More than half of babies born in rich nations today will live to be 100 years old if current life expectancy trends continue, according to Danish researchers.

Increasing numbers of very old people could pose major challenges for health and social systems, but the research showed that may be mitigated by people not only living longer, but also staying healthier in their latter years.

“Very long lives are not the distant privilege of remote future generations — very long lives are the probable destiny of most people alive now in developed countries,” Kaare Christensen of the Danish Aging Research Center wrote on Friday in a study in the Lancet medical journal.

The study used Germany as a case study and showed that by 2050, its population will be substantially older and smaller than now — a situation it said was now typical of rich nations.

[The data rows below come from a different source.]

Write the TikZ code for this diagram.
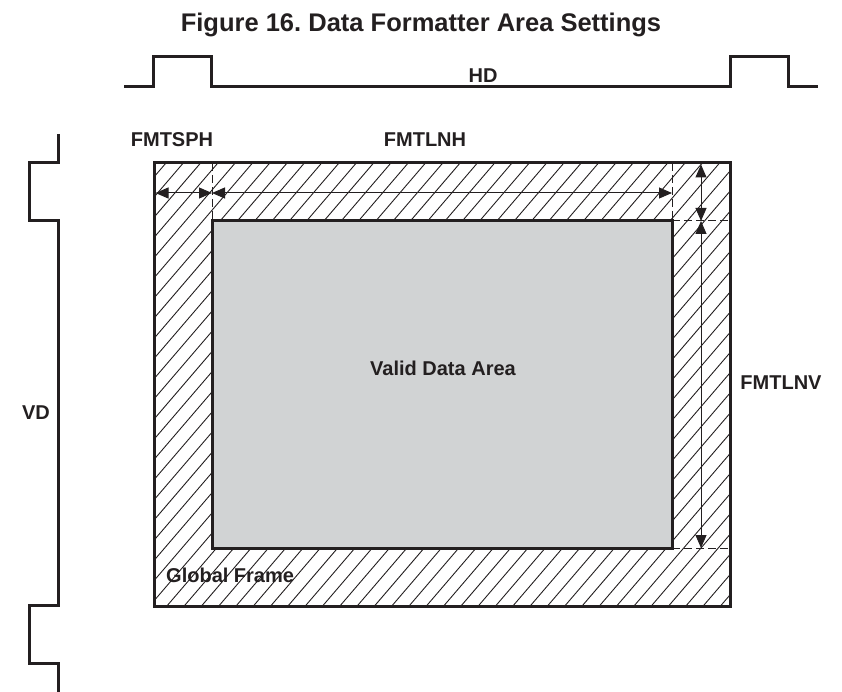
\documentclass[tikz,border=0pt]{standalone}
\usepackage{fontspec}
\setmainfont{Liberation Sans}
\usetikzlibrary{arrows.meta}
\definecolor{ink}{RGB}{35,31,32}
\definecolor{validgray}{RGB}{209,211,212}
\frenchspacing
\begin{document}
\begin{tikzpicture}[x=1pt,y=-1pt,
  heavy/.style={line width=3pt, draw=ink, line join=miter},
  hatchline/.style={line width=0.9pt, draw=ink},
  dimline/.style={line width=1pt, draw=ink, {Triangle[length=13pt,width=11pt]}-{Triangle[length=13pt,width=11pt]}},
  guide/.style={line width=1pt, draw=ink, dash pattern=on 8pt off 4pt},
  lbl/.style={font=\bfseries\fontsize{20}{24}\selectfont, text=ink, inner sep=0pt},
  ttl/.style={font=\bfseries\fontsize{25.5}{30}\selectfont, text=ink, inner sep=0pt}]
\useasboundingbox (0,0) rectangle (842,692);
% geometry
\coordinate (F1) at (154,163); \coordinate (F2) at (730,606);
\coordinate (V1) at (212,221); \coordinate (V2) at (672,548);
% hatching
\begin{scope}
  \clip (F1) rectangle (F2);
  \foreach \c in {150,167.3,...,1420} {
    \draw[hatchline] (\c,0) -- ++(-600,700);
  }
\end{scope}
% valid data area
\fill[validgray] (V1) rectangle (V2);
\draw[heavy] (V1) rectangle (V2);
\draw[heavy] (F1) rectangle (F2);
% guides
\coordinate (gA1) at (212,163); \coordinate (gA2) at (212,221);
\coordinate (gB1) at (672,163); \coordinate (gB2) at (672,221);
\coordinate (gC1) at (672,221); \coordinate (gC2) at (730,221);
\coordinate (gD1) at (672,548); \coordinate (gD2) at (730,548);
\draw[guide] (gA1) -- (gA2);
\draw[guide] (gB1) -- (gB2);
\draw[guide] (gC1) -- (gC2);
\draw[guide] (gD1) -- (gD2);
% dimension arrows
\coordinate (h0) at (155.5,193); \coordinate (h1) at (212,193); \coordinate (h2) at (672,193);
\coordinate (v0) at (701,164.5); \coordinate (v1) at (701,221); \coordinate (v2) at (701,548);
\draw[dimline] (h0) -- (h1);
\draw[dimline] (h1) -- (h2);
\draw[dimline] (v0) -- (v1);
\draw[dimline] (v1) -- (v2);
% HD waveform
\coordinate (hd0) at (124,87);
\draw[heavy] (hd0) -- (153,87) -- (153,57) -- (211,57) -- (211,87) -- (730,87) -- (730,57) -- (788,57) -- (788,87) -- (818,87);
% VD waveform
\coordinate (vd0) at (58,134);
\draw[heavy] (vd0) -- (58,163) -- (29,163) -- (29,221) -- (58,221) -- (58,605) -- (29,605) -- (29,663) -- (58,663) -- (58,692);
% texts
\node[ttl, anchor=base] (title) at (421,32) {Figure 16. Data Formatter Area Settings};
\node[lbl] (hd) at (483,76) {HD};
\node[lbl] (fmtsph) at (172,140) {FMTSPH};
\node[lbl] (fmtlnh) at (425,140) {FMTLNH};
\node[lbl] (fmtlnv) at (781,383) {FMTLNV};
\node[lbl] (vd) at (36,413) {VD};
\node[lbl] (valid) at (443,368) {Valid Data Area};
\node[lbl, anchor=west] (global) at (166,575) {Global Frame};
\end{tikzpicture}
\end{document}
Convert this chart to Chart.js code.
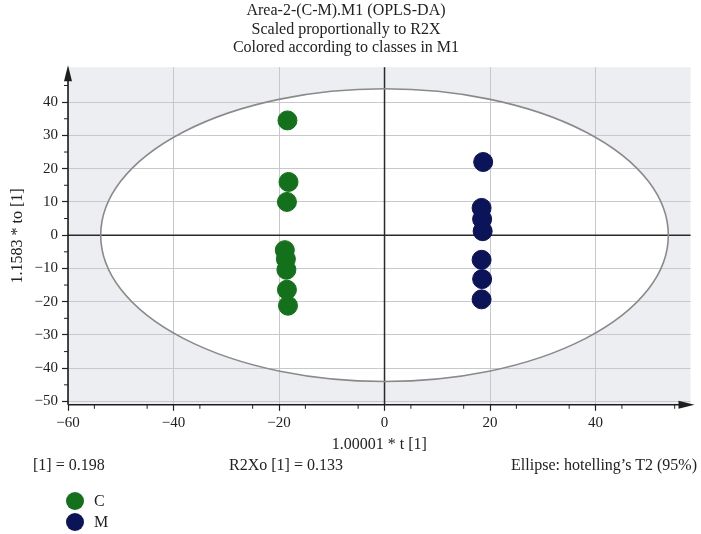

This means smaller workforces in rich nations will have to shoulder an ever-greater burden of ballooning pension and healthcare requirements of the old.

Many governments in developed nations are already making moves toward raising the typical age of retirement to try to cope with aging populations.

The researchers said this was an important strategy, and added that if part-time work was considered for more of the workforce, that could have yet more benefits.

“If people in their 60s and early 70s worked much more than they do nowadays, then most people could work fewer hours per week,” they wrote. “Preliminary evidence suggests that shortened working weeks over extended working lives might further contribute to increases in life expectancy and health.”